Homeostasis

Question 1

What is homeostasis?

Answer 1

The process of which the body maintains a relatively constant internal environment in an ever-changing external environment.

Question 2

What is the definition for thermoregulation?

Answer 2

Thermoregulation is the process of maintaning balance between heat production + heat loss

balance make heat + lose heat

Question 3

What is the formula for thermoregulation?

Answer 3

Heat (input) = heat (output)

Question 4

What is the heat input?

How is heat transferred into the body?

Answer 4

• heat from the body processes (metabolic activity) esp. respiration of liver cells
• heat from surroundings by conduction + radiation.

Question 5

Why is it important for our bodies to thermoregulate?

Answer 5

• Often during metabolic activies, such as exercise, the body produces more heat than needed + needs to be removed.
• It is characteristic to daily body temperature.

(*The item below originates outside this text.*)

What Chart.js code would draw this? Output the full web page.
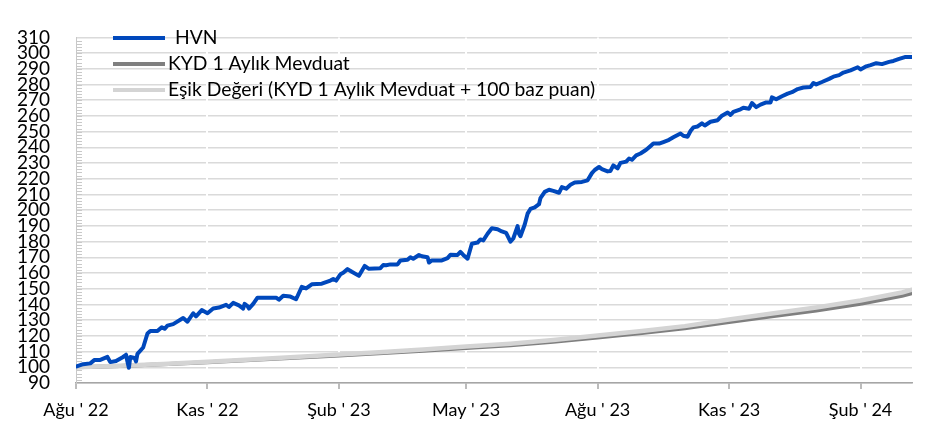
<!DOCTYPE html>
<html>
<head>
<meta charset="utf-8">
<script src="https://cdn.jsdelivr.net/npm/chart.js@4/dist/chart.umd.min.js"></script>
<style>
  html, body { margin: 0; padding: 0; background: #fff; }
  #wrap { width: 928px; height: 430px; }
</style>
</head>
<body>
<div id="wrap"><canvas id="LineChart" width="928" height="430"></canvas></div>
<script>
// x values are days counted from 1 Aug 2022
const tickDays = [0, 92, 184, 273, 365, 457, 549];
const tickLabels = ["Ağu ' 22", "Kas ' 22", "Şub ' 23", "May ' 23", "Ağu ' 23", "Kas ' 23", "Şub ' 24"];
const seriesNames = ['HVN', 'KYD 1 Aylık Mevduat', 'Eşik Değeri (KYD 1 Aylık Mevduat + 100 baz puan)'];

const hvnDays = [0, 5, 10, 13, 17, 22, 24, 28, 33, 35, 36, 37, 38, 41, 42, 43, 47, 50, 52, 57,
  60, 62, 64, 68, 75, 78, 82, 84, 88, 92, 96, 100, 105, 107, 110, 114, 117, 118, 120, 121,
  124, 127, 140, 142, 145, 150, 154, 158, 161, 165, 172, 175, 178, 180, 182, 185, 187, 190, 193, 198,
  202, 205, 213, 215, 217, 220, 225, 227, 232, 234, 236, 240, 242, 246, 247, 249, 256, 260, 262, 267,
  269, 271, 274, 277, 281, 283, 285, 288, 291, 295, 298, 301, 304, 306, 309, 310, 311, 314, 316, 318,
  321, 324, 325, 328, 331, 334, 338, 340, 343, 346, 349, 354, 358, 361, 363, 366, 368, 372, 374, 376,
  379, 381, 385, 387, 389, 392, 395, 399, 402, 404, 408, 411, 415, 418, 423, 425, 428, 430, 432, 435,
  438, 440, 444, 449, 452, 456, 458, 460, 465, 467, 471, 473, 476, 479, 483, 486, 487, 490, 494, 498,
  501, 505, 509, 514, 516, 518, 522, 527, 530, 534, 537, 542, 547, 549, 553, 556, 560, 564, 569, 572,
  576, 580, 585];
const hvnValues = [100.5, 102, 102.5, 104.7, 104.7, 106.6, 103.3, 104, 106.6, 108, 103.7, 99.7, 106.6, 106, 103.7, 108.6, 112.6, 121.5, 123.1, 123.1,
  125.5, 124.5, 126.5, 127.5, 131.4, 129, 134.4, 132.4, 136.4, 134.4, 137.4, 138, 139.8, 138.4, 141, 139.4, 137.4, 140.4, 139, 137.4,
  140.4, 144.3, 144.3, 143, 145.5, 145, 143.3, 151.2, 150.2, 152.8, 153.2, 154.2, 155.2, 156.2, 155.2, 159.2, 160.2, 162.5, 160.8, 158.2,
  164.5, 162.7, 163.1, 165.1, 165, 165.5, 165.5, 168, 168.5, 170.1, 169.1, 171.5, 170.7, 170.1, 166.7, 168, 168, 169.5, 171.6, 171.5,
  173.4, 171.5, 169.1, 178.6, 179.4, 181.4, 180.8, 185, 188.5, 187.9, 186.5, 185.5, 180, 182, 189.9, 185, 183.4, 190.9, 197.8, 200.8,
  201.8, 203.8, 207.7, 211.7, 213, 212.3, 211.1, 214.7, 213.7, 216.2, 217.6, 218, 219, 223.6, 225.6, 227.5, 226.2, 224.7, 225, 228.5,
  226.6, 230.1, 230.9, 232.9, 232.1, 234.9, 236.1, 238.5, 240.8, 242.4, 242.4, 243.4, 244.8, 246.4, 248.8, 247.4, 246.8, 250.4, 252.7, 253.3,
  255.3, 253.9, 256.3, 257.3, 260.2, 262.2, 260.6, 262.6, 264.2, 265.2, 264.6, 268.2, 265.6, 267.2, 268.6, 268.6, 271.8, 270.6, 272.5, 274.2,
  275.1, 277.1, 278.1, 278.5, 281, 280.1, 281.6, 283.6, 285, 286, 287.6, 289, 291, 289.6, 291.6, 292.4, 293.6, 293, 294.4, 295,
  296.3, 297.5, 297.5];

const rateDays = [0, 31, 61, 92, 122, 153, 184, 212, 243, 273, 304, 334, 365, 396, 426, 457, 487, 518, 549, 578, 585];
const kydValues = [100, 100.9, 101.9, 103.2, 104.6, 106, 107.5, 108.9, 110.5, 112.3, 114, 116.2, 119, 121.8, 124.8, 128.8, 132.5, 136.2, 140.5, 145.5, 147.2];
const esikValues = [100, 101, 102.1, 103.5, 105, 106.5, 108.1, 109.6, 111.3, 113.2, 115, 117.3, 120.2, 123.1, 126.2, 130.4, 134.2, 138.1, 142.5, 147.6, 149.4];

const toPoints = (xs, ys) => xs.map((x, i) => ({ x: x, y: ys[i] }));

const FONT = 'Lato, "Open Sans", sans-serif';

// short inside ticks on the value axis (every 2 units)
const minorTicks = {
  id: 'minorTicks',
  beforeDatasetsDraw(chart) {
    const ctx = chart.ctx, y = chart.scales.y, left = chart.chartArea.left;
    ctx.save();
    ctx.strokeStyle = '#c8c8c8';
    ctx.lineWidth = 1;
    for (let v = 92; v < 310; v += 2) {
      const py = Math.round(y.getPixelForValue(v)) + 0.5;
      ctx.beginPath();
      ctx.moveTo(left + 1, py);
      ctx.lineTo(left + 6, py);
      ctx.stroke();
    }
    ctx.restore();
  }
};

// legend drawn inside the plot, top left, no box
const insideLegend = {
  id: 'insideLegend',
  afterDraw(chart) {
    const ctx = chart.ctx;
    const rows = [38, 64, 90];
    const textX = [175, 168, 168];
    ctx.save();
    ctx.font = '19.3px ' + FONT;
    ctx.textBaseline = 'middle';
    ctx.fillStyle = '#000';
    chart.data.datasets.forEach((ds, i) => {
      ctx.strokeStyle = ds.borderColor;
      ctx.lineWidth = 4;
      ctx.beginPath();
      ctx.moveTo(113, rows[i]);
      ctx.lineTo(165, rows[i]);
      ctx.stroke();
      ctx.fillText(ds.label, textX[i], rows[i]);
    });
    ctx.restore();
  }
};

const ctx = document.getElementById('LineChart').getContext('2d');
const lineChart = new Chart(ctx, {
  type: 'line',
  data: {
    datasets: [
      { label: seriesNames[0], data: toPoints(hvnDays, hvnValues), borderColor: '#0048bc', borderWidth: 4, order: 0 },
      { label: seriesNames[1], data: toPoints(rateDays, kydValues), borderColor: '#7f7f7f', borderWidth: 4, order: 2 },
      { label: seriesNames[2], data: toPoints(rateDays, esikValues), borderColor: '#d4d4d4', borderWidth: 4.5, order: 1 }
    ]
  },
  options: {
    responsive: false,
    animation: false,
    layout: { padding: { top: 13, right: 16, left: 0, bottom: 0 } },
    elements: {
      point: { radius: 0 },
      line: { tension: 0, borderJoinStyle: 'round', borderCapStyle: 'round' }
    },
    plugins: {
      legend: { display: false },
      tooltip: { enabled: false }
    },
    scales: {
      x: {
        type: 'linear',
        min: 0,
        max: 585,
        afterBuildTicks: (scale) => { scale.ticks = tickDays.map(v => ({ value: v })); },
        afterFit: (scale) => { scale.height = 47; },
        ticks: {
          autoSkip: false,
          maxRotation: 0,
          padding: 10,
          color: '#000',
          font: { family: FONT, size: 18 },
          callback: (value) => tickLabels[tickDays.indexOf(value)]
        },
        grid: { color: '#ffffff', lineWidth: 2, tickColor: '#a6a6a6', tickLength: 6, tickWidth: 1.5 },
        border: { color: '#a6a6a6', width: 1.5 }
      },
      y: {
        min: 90,
        max: 310,
        afterFit: (scale) => { scale.width = 76; },
        ticks: {
          stepSize: 10,
          autoSkip: false,
          padding: 26,
          color: '#000',
          font: { family: FONT, size: 19 }
        },
        grid: { color: '#dadada', lineWidth: 1.5, drawTicks: false, z: -2 },
        border: { color: '#c8c8c8', width: 1 }
      }
    }
  },
  plugins: [minorTicks, insideLegend]
});
</script>
</body>
</html>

Remember META — MORE HEAT = REMOVE IT PLS — BOD TEMP

Question 6

What is the heat output?

Answer 6

• radiation, conduction, and convection to surroundings
• evaporation of water from skin + lungs
• warm air is expired from lungs
• warm feces + urine is excreted.

You need to know all these four points

Question 7

Can you distinguish the differences between central and peripheral thermoreceptors?

Answer 7

Peripheral:
* found in the skin and mucous membranes
* provide hypothalamus about external environment

Central:
* found in the hypothalamus
* detectes the internal environment

Bonus: Hypothalamus is the main temperature regulating centre.

Question 8

What is the formula for osmoregulation?

Answer 8

fluid gain = fluid loss

Question 9

What parts of the body excrete water as a byproduct?

Answer 9

• We lose water through our kidneys (by urination)
• We lose water through our skin (by sweating)
• We lose water through our lungs (by expiration)
• We lose water through our alimentary canal (by defecation)

SALK

Question 10

Can you explain how he blood vessels are integral for heat regulation?

Answer 10

• the blood vessels are located at the dermis of the skin
• Vasodilation allows more blood to be transported to the capillaries in skin
• Diameter of the blood vessels is increased
• Heat loss increases
• Vasoconstriction prevents more blood to be transported to the capillaries in the skin
• Diameter of the blood vessels is reduced
• Heat loss decreases

Question 11

How does the skin regulate temperature?

Answer 11

• Important organ in body temp regulation.
• Heat lost by conduction, convection, radiation + evaporation.
• Sweat glands secrete sweat and periodic contraction of cells surrounding ducts pump sweat to surface.
• Evaporation of sweat from skin has cooling effect.
• Continual loss of water (sweating aside) from surfaces + respiratory passages contributes to lots of daily heat loss.

Question 12

How is water intake regulated?

Answer 12

• As water is lost from body (sweat, urine, faeces, exhaled, etc):
• Plasma becomes concentrated and has lower water content/high osmotic pressure.
• Water moves from intercellular fluid into plasma by osmosis
• Intercellular fluid more concentrated and water diffuses out of cells + cells start to shrink.
  *

Question 13

What is the negative feedback loop for water restoration?

Answer 13

Restoration of water balance involves:
1. Water loss from body fluids ↓ plasma volume and ↑ osmotic conc. of extracellular fluid.
2.Osmoreceptors in hypothalamus detect rising osmotic conc. Other stimuli such as dry mouth also involved.
3. Stimulation of thirst centre makes person feel thirsty.
4. Conscious feeling of thirst stimulates person to drink
5. Fluid consumed is absorbed into the plasma from alimentary canal.
6. As blood circulates, it enables intercellular fluid and intracellular fluid to return to proper osmotic conc.
7. After drinking, thirst centre no longer stimulated and desire to consume water stops. Negative feedback has occurred.

Question 14

What happens when there is a small increase of CO2 gas in the blood?

Answer 14

Small increase in CO2 (and H+ conc.) can cause marked increase in breathing rate.
1. Increases in both CO2 and H+ in the blood detected by central chemoreceptors (in medulla) and peripheral chemoreceptors (in carotid + aortic bodies).
2. Chemoreceptors transmit nerve impulses to the respiratory centre (in the medulla).
3. Nerve impulses sent to respiratory muscles via phrenic and intercostal nerves and stimulate increase in breathing rate.